- _Aim_
In this exercise, the entries below include pictures. Repeat exactly the lines from the line with "Give me the" to the line with "import * as", including both, but without the pictures.

- _Supplied records_

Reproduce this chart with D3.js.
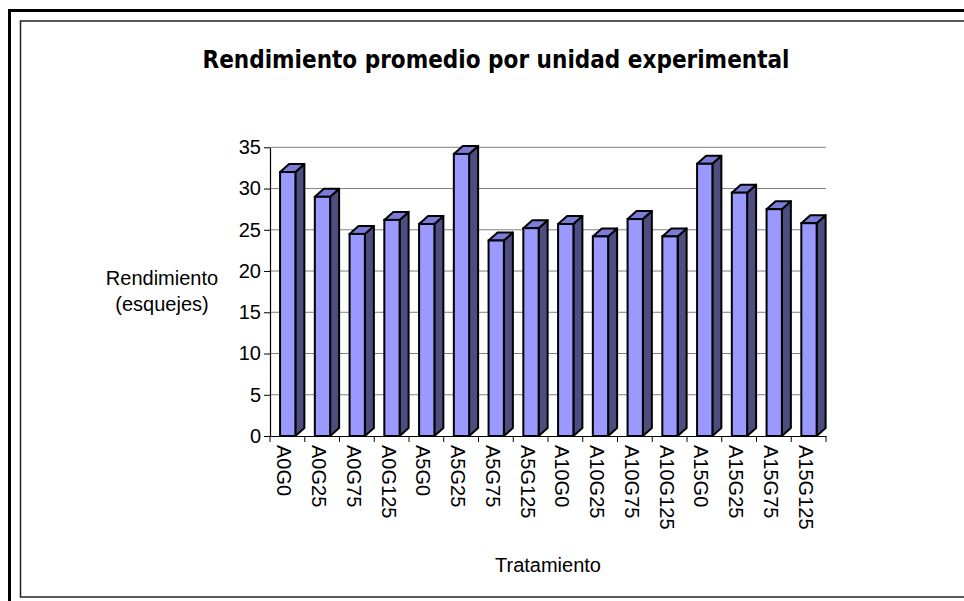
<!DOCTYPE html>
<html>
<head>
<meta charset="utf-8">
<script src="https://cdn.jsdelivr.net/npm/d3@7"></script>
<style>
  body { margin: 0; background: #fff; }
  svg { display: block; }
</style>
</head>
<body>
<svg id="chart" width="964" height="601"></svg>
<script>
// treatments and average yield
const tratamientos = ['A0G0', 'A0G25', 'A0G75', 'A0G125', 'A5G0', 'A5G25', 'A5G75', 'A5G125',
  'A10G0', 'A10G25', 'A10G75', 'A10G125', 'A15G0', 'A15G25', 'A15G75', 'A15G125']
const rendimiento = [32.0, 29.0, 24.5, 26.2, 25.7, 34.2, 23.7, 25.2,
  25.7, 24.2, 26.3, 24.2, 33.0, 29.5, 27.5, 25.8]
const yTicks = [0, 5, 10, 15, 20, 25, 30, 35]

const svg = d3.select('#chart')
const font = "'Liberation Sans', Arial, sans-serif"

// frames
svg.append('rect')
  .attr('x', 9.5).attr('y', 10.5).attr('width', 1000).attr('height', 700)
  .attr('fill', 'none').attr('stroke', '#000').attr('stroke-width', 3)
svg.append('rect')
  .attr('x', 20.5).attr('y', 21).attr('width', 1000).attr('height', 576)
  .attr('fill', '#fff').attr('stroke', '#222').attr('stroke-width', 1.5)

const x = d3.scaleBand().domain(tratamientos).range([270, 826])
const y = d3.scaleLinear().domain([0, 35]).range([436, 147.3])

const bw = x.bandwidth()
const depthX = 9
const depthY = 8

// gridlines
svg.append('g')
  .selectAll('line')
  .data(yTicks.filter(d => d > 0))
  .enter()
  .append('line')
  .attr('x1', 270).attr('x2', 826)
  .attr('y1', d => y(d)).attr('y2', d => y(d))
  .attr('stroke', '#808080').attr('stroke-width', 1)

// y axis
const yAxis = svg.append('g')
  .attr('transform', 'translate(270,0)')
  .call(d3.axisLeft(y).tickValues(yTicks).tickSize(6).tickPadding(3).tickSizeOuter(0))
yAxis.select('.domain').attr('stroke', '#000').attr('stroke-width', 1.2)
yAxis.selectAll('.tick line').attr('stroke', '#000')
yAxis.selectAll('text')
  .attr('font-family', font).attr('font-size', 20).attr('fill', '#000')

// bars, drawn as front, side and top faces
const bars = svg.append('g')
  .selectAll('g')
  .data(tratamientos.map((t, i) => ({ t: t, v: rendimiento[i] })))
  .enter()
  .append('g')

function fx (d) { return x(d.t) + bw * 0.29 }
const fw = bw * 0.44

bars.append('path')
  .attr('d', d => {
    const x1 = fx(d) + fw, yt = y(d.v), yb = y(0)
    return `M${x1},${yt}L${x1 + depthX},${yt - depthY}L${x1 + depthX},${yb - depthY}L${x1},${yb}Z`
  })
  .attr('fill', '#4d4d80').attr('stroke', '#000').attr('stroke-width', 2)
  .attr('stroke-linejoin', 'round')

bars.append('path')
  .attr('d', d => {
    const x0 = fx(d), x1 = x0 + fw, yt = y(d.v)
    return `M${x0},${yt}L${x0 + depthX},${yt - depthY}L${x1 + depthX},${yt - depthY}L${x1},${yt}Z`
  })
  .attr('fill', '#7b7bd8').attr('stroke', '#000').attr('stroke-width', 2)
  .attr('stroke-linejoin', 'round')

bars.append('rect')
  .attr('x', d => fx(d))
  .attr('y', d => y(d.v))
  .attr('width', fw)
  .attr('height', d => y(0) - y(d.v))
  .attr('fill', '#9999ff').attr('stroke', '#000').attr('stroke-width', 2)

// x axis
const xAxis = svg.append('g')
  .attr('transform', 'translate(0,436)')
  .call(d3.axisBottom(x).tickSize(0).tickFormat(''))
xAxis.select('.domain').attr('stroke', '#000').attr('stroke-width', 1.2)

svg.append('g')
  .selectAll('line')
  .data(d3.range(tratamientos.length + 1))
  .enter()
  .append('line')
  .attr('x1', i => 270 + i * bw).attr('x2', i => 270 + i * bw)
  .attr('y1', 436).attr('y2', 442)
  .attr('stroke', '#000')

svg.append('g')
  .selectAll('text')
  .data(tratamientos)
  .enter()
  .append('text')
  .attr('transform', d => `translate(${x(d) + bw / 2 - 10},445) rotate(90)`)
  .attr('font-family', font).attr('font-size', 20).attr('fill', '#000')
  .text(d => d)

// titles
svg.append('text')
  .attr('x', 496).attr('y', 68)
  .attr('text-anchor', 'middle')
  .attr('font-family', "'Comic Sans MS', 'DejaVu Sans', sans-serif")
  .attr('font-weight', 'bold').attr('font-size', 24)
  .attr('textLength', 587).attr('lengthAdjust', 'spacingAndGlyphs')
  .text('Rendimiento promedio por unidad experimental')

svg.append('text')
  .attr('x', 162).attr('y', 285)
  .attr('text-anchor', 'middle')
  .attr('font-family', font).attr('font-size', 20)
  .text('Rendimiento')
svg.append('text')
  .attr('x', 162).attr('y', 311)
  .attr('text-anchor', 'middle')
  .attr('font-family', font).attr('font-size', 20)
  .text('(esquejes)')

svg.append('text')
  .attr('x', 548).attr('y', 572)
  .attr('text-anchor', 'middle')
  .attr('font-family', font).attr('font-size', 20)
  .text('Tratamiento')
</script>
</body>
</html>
---
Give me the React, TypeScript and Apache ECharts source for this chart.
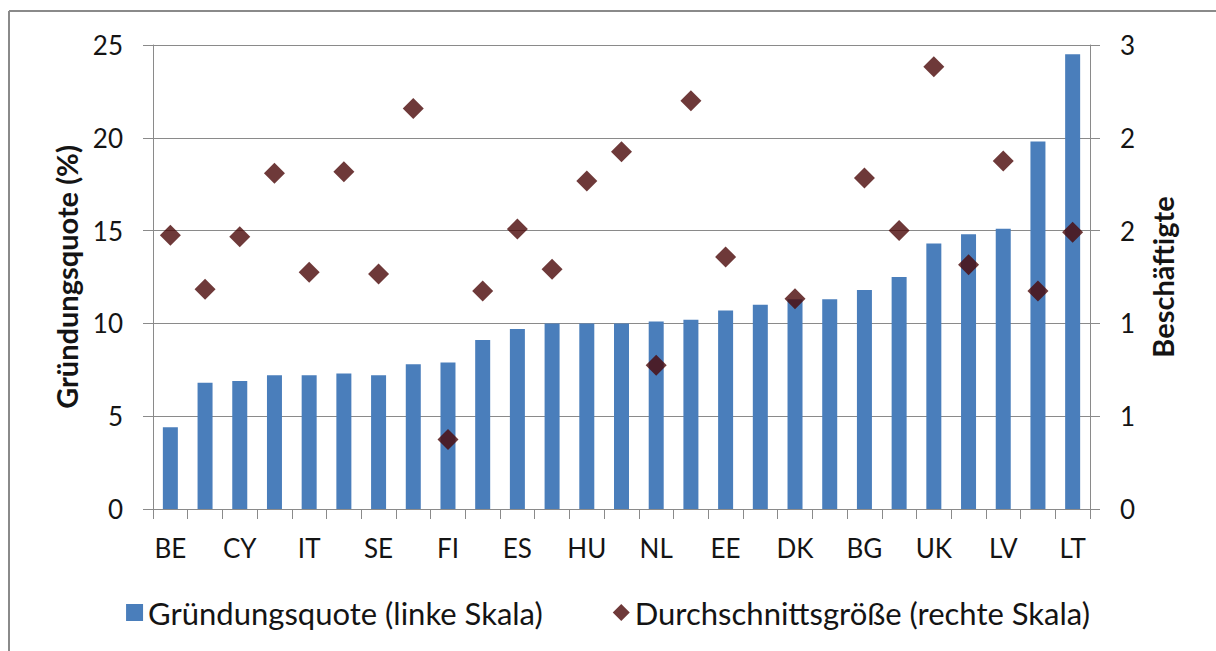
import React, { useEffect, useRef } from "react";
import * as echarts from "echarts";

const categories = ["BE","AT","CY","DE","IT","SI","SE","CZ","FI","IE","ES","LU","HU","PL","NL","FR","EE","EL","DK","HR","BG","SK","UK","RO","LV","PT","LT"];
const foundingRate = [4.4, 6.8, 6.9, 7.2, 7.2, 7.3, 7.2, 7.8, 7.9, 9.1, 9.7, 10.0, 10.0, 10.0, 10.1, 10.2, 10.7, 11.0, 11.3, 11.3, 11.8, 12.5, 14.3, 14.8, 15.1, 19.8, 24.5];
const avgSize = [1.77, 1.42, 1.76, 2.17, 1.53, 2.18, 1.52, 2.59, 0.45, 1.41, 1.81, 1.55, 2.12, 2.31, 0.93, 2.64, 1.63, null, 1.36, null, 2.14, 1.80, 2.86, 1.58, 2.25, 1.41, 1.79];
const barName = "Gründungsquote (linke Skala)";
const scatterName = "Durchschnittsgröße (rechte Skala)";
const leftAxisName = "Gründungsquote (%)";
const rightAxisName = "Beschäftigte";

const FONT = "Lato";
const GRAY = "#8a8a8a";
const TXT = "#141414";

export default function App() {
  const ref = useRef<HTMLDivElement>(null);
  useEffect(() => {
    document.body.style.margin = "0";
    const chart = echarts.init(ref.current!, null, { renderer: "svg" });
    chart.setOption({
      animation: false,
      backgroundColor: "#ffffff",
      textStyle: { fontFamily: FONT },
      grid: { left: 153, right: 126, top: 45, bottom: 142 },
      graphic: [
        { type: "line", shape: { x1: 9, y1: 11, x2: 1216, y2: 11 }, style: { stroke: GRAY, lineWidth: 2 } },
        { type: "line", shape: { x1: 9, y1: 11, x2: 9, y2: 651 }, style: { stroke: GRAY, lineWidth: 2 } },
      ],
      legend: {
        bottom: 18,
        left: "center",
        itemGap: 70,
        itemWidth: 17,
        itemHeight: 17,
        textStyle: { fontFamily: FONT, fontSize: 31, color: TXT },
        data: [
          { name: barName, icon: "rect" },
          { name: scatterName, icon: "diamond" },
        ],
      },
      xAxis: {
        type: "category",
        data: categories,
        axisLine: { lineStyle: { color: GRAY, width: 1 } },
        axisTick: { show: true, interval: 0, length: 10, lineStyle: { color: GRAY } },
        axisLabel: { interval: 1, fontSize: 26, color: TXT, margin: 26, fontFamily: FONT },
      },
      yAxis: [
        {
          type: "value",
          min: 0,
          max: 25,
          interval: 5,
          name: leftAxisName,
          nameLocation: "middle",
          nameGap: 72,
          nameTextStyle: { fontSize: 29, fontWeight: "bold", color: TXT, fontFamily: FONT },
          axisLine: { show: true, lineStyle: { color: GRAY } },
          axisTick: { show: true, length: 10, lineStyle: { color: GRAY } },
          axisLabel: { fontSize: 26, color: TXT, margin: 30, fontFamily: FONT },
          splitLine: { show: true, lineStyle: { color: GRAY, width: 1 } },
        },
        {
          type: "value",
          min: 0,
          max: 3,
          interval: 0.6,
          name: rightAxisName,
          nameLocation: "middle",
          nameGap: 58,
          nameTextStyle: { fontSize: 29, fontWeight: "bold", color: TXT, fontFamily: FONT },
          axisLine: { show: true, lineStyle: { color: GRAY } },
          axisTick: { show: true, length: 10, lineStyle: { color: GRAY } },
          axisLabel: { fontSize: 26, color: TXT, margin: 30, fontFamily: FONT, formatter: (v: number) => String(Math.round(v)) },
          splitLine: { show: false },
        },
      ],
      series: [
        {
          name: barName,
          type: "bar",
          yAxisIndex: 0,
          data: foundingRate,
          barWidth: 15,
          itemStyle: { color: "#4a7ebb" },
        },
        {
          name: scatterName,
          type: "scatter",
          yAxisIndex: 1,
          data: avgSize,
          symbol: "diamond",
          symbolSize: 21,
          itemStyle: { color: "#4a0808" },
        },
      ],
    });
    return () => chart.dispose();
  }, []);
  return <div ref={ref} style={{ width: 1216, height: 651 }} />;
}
...
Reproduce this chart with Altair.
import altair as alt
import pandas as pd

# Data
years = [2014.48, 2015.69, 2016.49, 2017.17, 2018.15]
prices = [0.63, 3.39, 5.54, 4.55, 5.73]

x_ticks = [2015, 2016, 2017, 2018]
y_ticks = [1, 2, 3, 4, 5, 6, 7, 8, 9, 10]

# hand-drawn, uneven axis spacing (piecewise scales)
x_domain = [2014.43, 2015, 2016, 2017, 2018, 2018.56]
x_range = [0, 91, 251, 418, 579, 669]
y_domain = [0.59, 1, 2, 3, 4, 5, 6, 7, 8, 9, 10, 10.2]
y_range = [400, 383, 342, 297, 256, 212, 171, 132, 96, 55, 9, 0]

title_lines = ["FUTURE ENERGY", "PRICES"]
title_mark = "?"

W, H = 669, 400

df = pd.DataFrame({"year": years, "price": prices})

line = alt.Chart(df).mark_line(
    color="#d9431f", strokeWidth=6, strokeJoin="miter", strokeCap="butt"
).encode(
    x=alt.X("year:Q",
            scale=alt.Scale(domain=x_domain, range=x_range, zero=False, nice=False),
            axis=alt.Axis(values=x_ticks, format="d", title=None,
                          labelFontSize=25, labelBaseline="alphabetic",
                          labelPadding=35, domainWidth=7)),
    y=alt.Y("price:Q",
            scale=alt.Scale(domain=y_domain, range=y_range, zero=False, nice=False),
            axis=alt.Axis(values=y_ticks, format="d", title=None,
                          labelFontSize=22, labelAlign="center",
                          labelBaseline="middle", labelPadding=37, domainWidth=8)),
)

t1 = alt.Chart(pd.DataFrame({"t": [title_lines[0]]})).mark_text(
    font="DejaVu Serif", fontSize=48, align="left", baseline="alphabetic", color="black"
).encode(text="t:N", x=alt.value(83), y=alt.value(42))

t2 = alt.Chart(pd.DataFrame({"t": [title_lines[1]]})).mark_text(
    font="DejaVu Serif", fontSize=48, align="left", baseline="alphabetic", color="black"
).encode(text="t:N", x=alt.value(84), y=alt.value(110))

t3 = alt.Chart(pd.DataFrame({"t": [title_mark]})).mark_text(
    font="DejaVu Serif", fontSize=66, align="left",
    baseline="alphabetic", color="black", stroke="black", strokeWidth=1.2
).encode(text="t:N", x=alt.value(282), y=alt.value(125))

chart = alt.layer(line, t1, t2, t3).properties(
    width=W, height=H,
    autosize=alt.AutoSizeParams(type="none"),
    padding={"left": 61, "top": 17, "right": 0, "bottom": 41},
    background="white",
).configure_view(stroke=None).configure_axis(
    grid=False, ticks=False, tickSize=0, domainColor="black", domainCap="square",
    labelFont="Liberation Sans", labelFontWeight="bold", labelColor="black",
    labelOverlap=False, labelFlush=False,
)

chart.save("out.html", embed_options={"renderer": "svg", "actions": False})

- _Written response_
Give me the React, TypeScript and Apache ECharts source for this chart.
import React, { useEffect, useRef } from "react";
import * as echarts from "echarts";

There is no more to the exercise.